Misconception #2:  The music played by these successful DJs is “underground” dance music.

Those who are not familiar with the history of EDM, Forbes included, believe that EDM has surged “… from its underground roots and into mainstream consciousness.”  This is a grossly overstated idea.

Clearly thousands of people filling stadiums to worship a grown man wearing a bobbling mouse head and armed with nothing more than a laptop is proof that EDM has come a long way since it’s humble beginnings as a synthesized version of orchestral Disco, but the EDM responsible for the “underground” club scene of the 80’s and 90’s in America is not the music that these superstar DJs are using to line their pockets.

Underground dance music was originally a reaction by the LGBT community against the predominantly heterosexual mainstream rock and roll music of the 70’s, but much like the gender politics that spawned Disco, things change.  Not only has this music been made accessible by online record stores, the music has splintered into numerous genres and sub-genres as it has evolved.  We have seen the rise of EDM to mainstream status before, but it did not stick.  The survival of EDM in it’s second coming is due to a seemingly Darwinian adaptation to the status quo.

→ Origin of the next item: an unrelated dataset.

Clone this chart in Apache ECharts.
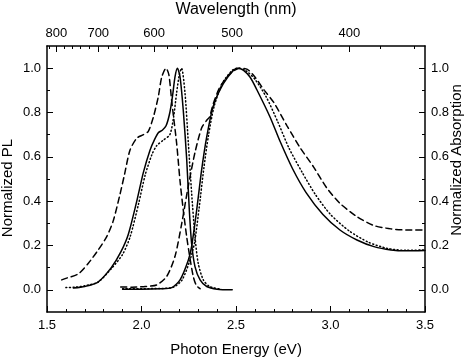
<!DOCTYPE html>
<html><head><meta charset="utf-8">
<script src="https://cdn.jsdelivr.net/npm/echarts@6/dist/echarts.min.js"></script>
<style>html,body{margin:0;padding:0;background:#fff}#c{width:474px;height:358px}</style>
</head><body><div id="c"></div>
<script>
// ---- data (photon energy in eV, normalized intensity) ----
const plSolid = [[1.64,0.008],[1.70,0.015],[1.77,0.035],[1.84,0.10],[1.89,0.17],[1.93,0.25],[1.975,0.40],[2.01,0.53],[2.045,0.63],[2.07,0.68],[2.09,0.71],[2.11,0.72],[2.13,0.74],[2.15,0.80],[2.165,0.88],[2.177,0.96],[2.19,1.0],[2.204,0.96],[2.221,0.81],[2.239,0.59],[2.253,0.36],[2.265,0.21],[2.283,0.105],[2.31,0.045],[2.345,0.015],[2.40,0.003],[2.48,0.0]];
const plDotted = [[1.60,0.01],[1.65,0.012],[1.70,0.018],[1.77,0.035],[1.84,0.095],[1.90,0.16],[1.94,0.24],[1.985,0.39],[2.02,0.52],[2.055,0.61],[2.08,0.65],[2.115,0.675],[2.15,0.70],[2.17,0.78],[2.186,0.89],[2.20,0.97],[2.212,1.0],[2.23,0.89],[2.248,0.66],[2.265,0.44],[2.283,0.24],[2.30,0.12],[2.327,0.045],[2.36,0.015],[2.42,0.003]];
const plDashed = [[1.578,0.045],[1.604,0.053],[1.666,0.072],[1.719,0.12],[1.771,0.18],[1.816,0.24],[1.85,0.31],[1.886,0.43],[1.91,0.52],[1.939,0.63],[1.975,0.684],[2.01,0.70],[2.036,0.715],[2.063,0.78],[2.089,0.872],[2.107,0.96],[2.13,1.0],[2.145,0.97],[2.16,0.85],[2.186,0.66],[2.204,0.49],[2.221,0.36],[2.239,0.24],[2.257,0.14],[2.274,0.06],[2.29,0.02],[2.31,0.005]];
const absSolid = [[1.90,0.003],[2.0,0.003],[2.1,0.005],[2.16,0.01],[2.204,0.045],[2.248,0.135],[2.265,0.195],[2.292,0.36],[2.318,0.54],[2.345,0.69],[2.38,0.83],[2.433,0.93],[2.486,0.99],[2.512,1.0],[2.54,0.99],[2.574,0.96],[2.609,0.905],[2.68,0.78],[2.733,0.67],[2.80,0.545],[2.87,0.44],[2.96,0.34],[3.05,0.27],[3.14,0.225],[3.23,0.195],[3.32,0.18],[3.4,0.176],[3.5,0.178]];
const absDotted = [[1.90,0.005],[2.1,0.006],[2.17,0.012],[2.215,0.045],[2.255,0.13],[2.28,0.21],[2.305,0.37],[2.33,0.55],[2.355,0.70],[2.385,0.83],[2.43,0.935],[2.48,0.99],[2.51,1.0],[2.55,0.99],[2.60,0.95],[2.66,0.87],[2.72,0.76],[2.78,0.64],[2.85,0.53],[2.92,0.43],[3.0,0.34],[3.1,0.265],[3.2,0.215],[3.3,0.187],[3.4,0.178],[3.5,0.18]];
const absDashed = [[1.89,0.013],[1.95,0.012],[2.02,0.015],[2.08,0.022],[2.133,0.06],[2.177,0.15],[2.213,0.30],[2.248,0.47],[2.283,0.62],[2.318,0.73],[2.345,0.765],[2.36,0.78],[2.38,0.84],[2.415,0.915],[2.468,0.975],[2.52,1.0],[2.56,0.995],[2.60,0.96],[2.65,0.90],[2.70,0.845],[2.77,0.74],[2.84,0.64],[2.91,0.555],[2.98,0.46],[3.05,0.39],[3.14,0.33],[3.23,0.29],[3.32,0.275],[3.4,0.27],[3.5,0.27]];

// ---- tick labels ----
const wlMajor = [800, 700, 600, 500, 400];
const wlMinor = [820, 780, 760, 740, 720, 680, 660, 640, 620, 580, 560, 540, 520, 480, 460, 440, 420, 380, 360];
const yMajor = [0, 0.2, 0.4, 0.6, 0.8, 1.0];
const yMinor = [0.1, 0.3, 0.5, 0.7, 0.9];
const HC = 1239.84; // eV*nm

const FONT = '"Liberation Sans", Arial, Helvetica, sans-serif';
const BLK = '#000';
const lineAx = {show: true, onZero: false, lineStyle: {color: BLK, width: 1.5}};
const noLine = {show: false, onZero: false};
const tickStyle = {color: BLK, width: 1};
const lbl = {fontSize: 13, color: BLK, fontFamily: FONT};
const nameStyle = {fontSize: 15, color: BLK, fontFamily: FONT};

function yAx(pos, major) {
  if (major) {
    return {type: 'value', position: pos, min: -0.1, max: 1.1, axisLine: lineAx,
      axisTick: {inside: true, length: 6, lineStyle: tickStyle, customValues: yMajor},
      axisLabel: Object.assign({customValues: yMajor, margin: 6, formatter: v => v.toFixed(1)}, lbl),
      splitLine: {show: false}};
  }
  return {type: 'value', position: pos, min: -0.1, max: 1.1, axisLine: noLine,
    axisTick: {inside: true, length: 3, lineStyle: tickStyle, customValues: yMinor},
    axisLabel: {show: false}, splitLine: {show: false}};
}

function ser(data, yIdx, dash) {
  return {type: 'line', data: data, xAxisIndex: 0, yAxisIndex: yIdx, showSymbol: false, symbol: 'none',
    smooth: 0.25, animation: false,
    lineStyle: {color: BLK, width: 1.5, type: dash, cap: 'round'}};
}

function vName(text, x, y) {
  return {type: 'text', x: x, y: y, rotation: Math.PI / 2,
    style: {text: text, fill: BLK, font: '15px ' + FONT, align: 'center', verticalAlign: 'middle'}};
}

const chart = echarts.init(document.getElementById('c'), null, {renderer: 'canvas'});
chart.setOption({
  animation: false,
  backgroundColor: '#fff',
  grid: {left: 47, right: 49, top: 46, bottom: 46, containLabel: false, outerBoundsMode: 'none'},
  xAxis: [
    {type: 'value', position: 'bottom', min: 1.5, max: 3.5, interval: 0.5,
      name: 'Photon Energy (eV)', nameLocation: 'middle', nameGap: 30, nameTextStyle: nameStyle,
      axisLine: lineAx, axisTick: {inside: true, length: 6, lineStyle: tickStyle},
      minorTick: {show: true, splitNumber: 5, length: 3, lineStyle: tickStyle},
      axisLabel: Object.assign({margin: 7, formatter: v => v.toFixed(1)}, lbl),
      splitLine: {show: false}, minorSplitLine: {show: false}},
    {type: 'value', position: 'top', min: 1.5, max: 3.5,
      name: 'Wavelength (nm)', nameLocation: 'middle', nameGap: 28, nameMoveOverlap: false,
      nameTextStyle: Object.assign({}, nameStyle, {fontSize: 16}),
      axisLine: lineAx,
      axisTick: {inside: true, length: 6, lineStyle: tickStyle, customValues: wlMajor.map(l => HC / l)},
      axisLabel: Object.assign({margin: 6, customValues: wlMajor.map(l => HC / l), formatter: v => String(Math.round(HC / v))}, lbl),
      splitLine: {show: false}},
    {type: 'value', position: 'top', min: 1.5, max: 3.5, axisLine: noLine,
      axisTick: {inside: true, length: 3, lineStyle: tickStyle, customValues: wlMinor.map(l => HC / l)},
      axisLabel: {show: false}, splitLine: {show: false}}
  ],
  yAxis: [
    yAx('left', true),
    yAx('right', true),
    yAx('left', false),
    yAx('right', false)
  ],
  graphic: [
    vName('Normalized PL', 8, 188),
    vName('Normalized Absorption', 457, 160)
  ],
  series: [
    ser(plSolid, 0, 'solid'),
    ser(plDotted, 0, [1, 2.6]),
    ser(plDashed, 0, [6, 4]),
    ser(absSolid, 1, 'solid'),
    ser(absDotted, 1, [1, 2.6]),
    ser(absDashed, 1, [6, 4])
  ]
});
</script></body></html>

In America the most popular music is POP, get it?  The masses didn’t throw out their addiction to POP in favor of a now accessible “underground” sound.  A small slice of the EDM pie has been moulded, or rather structured, into a format that is more recognizable by the masses, something more POPular.

A contributing writer for, August Brown, weighs in on two ECK’s writing “Kaskade, in particular, is a telling test case for the integration of EDM into the existing live music infrastructure.  Over nine albums, he’s shifted from orthodox house- and trance-inspired tracks into populist anthems rooted in melody, sultry chorus hooks and often performances by female guest vocalists. Other producers like David Guetta have introduced dance sounds and structures into Top 40 pop…” 

The fat cat record label executives of yesteryear will attest to the fact that the more POPular the music is, the more money there is to be made; hence the motivation.

These ambitious DJs have pioneered a new sound which has created a rift, and bifurcated the EDM community.  There is now popular, or mainstream EDM, and it’s more chic ancestor.  Veteran DJs like Jesse Saunders or Francois K have been unwilling to compromise their music in favor of the masses more accepted format.  As a result, they are legends, not celebrities.  Their bank accounts are proof of that.

So one must DJ a more POPular form of EDM to be in the running for their own private jet.  Great, let’s go build a kick ass music collection.

Misconception #3: Making a hit record will fill the coffers.

Many producers who don’t DJ, feel that if they make that one great track then they will sell millions of them and join the ranks of EDM success.

The rise of the internet, creation of the MP3 and fall of the mega record labels trumps this idea before it can be fully formed anymore.  DJs like Steve Aoki and Afrojack will undoubtedly attest to spending more time in hotel rooms than their own bedrooms.  This is because once you have established yourself as a DJ and a producer, the real money is made on the road, touring.  This is especially true nowadays since we are in the middle of the largest EDM festival movement to date.

If you are a shut-in with a big case of stage fright, it is unlikely you will be rubbing shoulders with the big boys anytime soon.

Misconception #4: If you wear a clever mask, you are sure to end up like Daft Punk.

Sticking feathers up your butt does not make you a chicken.  No matter how cool, the mask itself is no magical device that will ensure your success as a DJ or a producer.  Clearly knowing how to DJ, making great music, and the willingness to tour are prerequisites.  However, the mask is a step in the right direction.

There are hundreds of talented DJs who can tear the roof off the club, but still don’t make it big.  Jordan Hewitt, a contributing writer for the online EDM resource Magnetic Magazine, posed the question, “What separates the guys who make great music from the guys who are known for making great music?”  According to Hewitt, “…one of the simplest factors is also something many producers overlook or under think: creating an image.”

Creating an image takes more than a single prop.  Creating and maintaining an image requires the discipline to remain consistent while keeping the big picture in mind.

We live in what designer Bruce Mau calls a “Global Image Economy”, but the image is not limited to aesthetics or the visual in general.  It must pervade every aspect of your work as an artist.  Your sound, public personae, stage presence, web presence, video style, and even how you conduct an interview must adhere to your vision as an artist.

The Daft Punk twins Guy-Manuel de Homem-Christo and Thomas Bangalter are a perfect example of this.  Since the late nineties they have lived in their robot attire, rarely grant interviews and, as Wikipedia points out, “Very few official photos of the duo’s faces exist, including a blurry one found in the Homework liner notes.”   In one of these rare interviews, Thomas Bangalter stated, “We did not choose to become robots. There was an accident in our studio. We were working on our sampler, and at exactly 9:09 a.m. on September 9, 1999, it exploded. When we regained consciousness, we discovered that we had become robots.”  The pairs’ focus is on generating an fantastic world for their fans that sets them apart from the swell of ambitious electronic music artists.

Once you have digested these common, albeit incomplete, set of misconceptions about what it takes to becoming a successful DJ, you can begin to plan your attack.  However, one must understand that taking this information in stride and applying the lessons learned is not a guaranteed seat in the electronic royal court.

The rest of us will take solace in creating and playing music that we know and love, regardless of the potential financial rewards.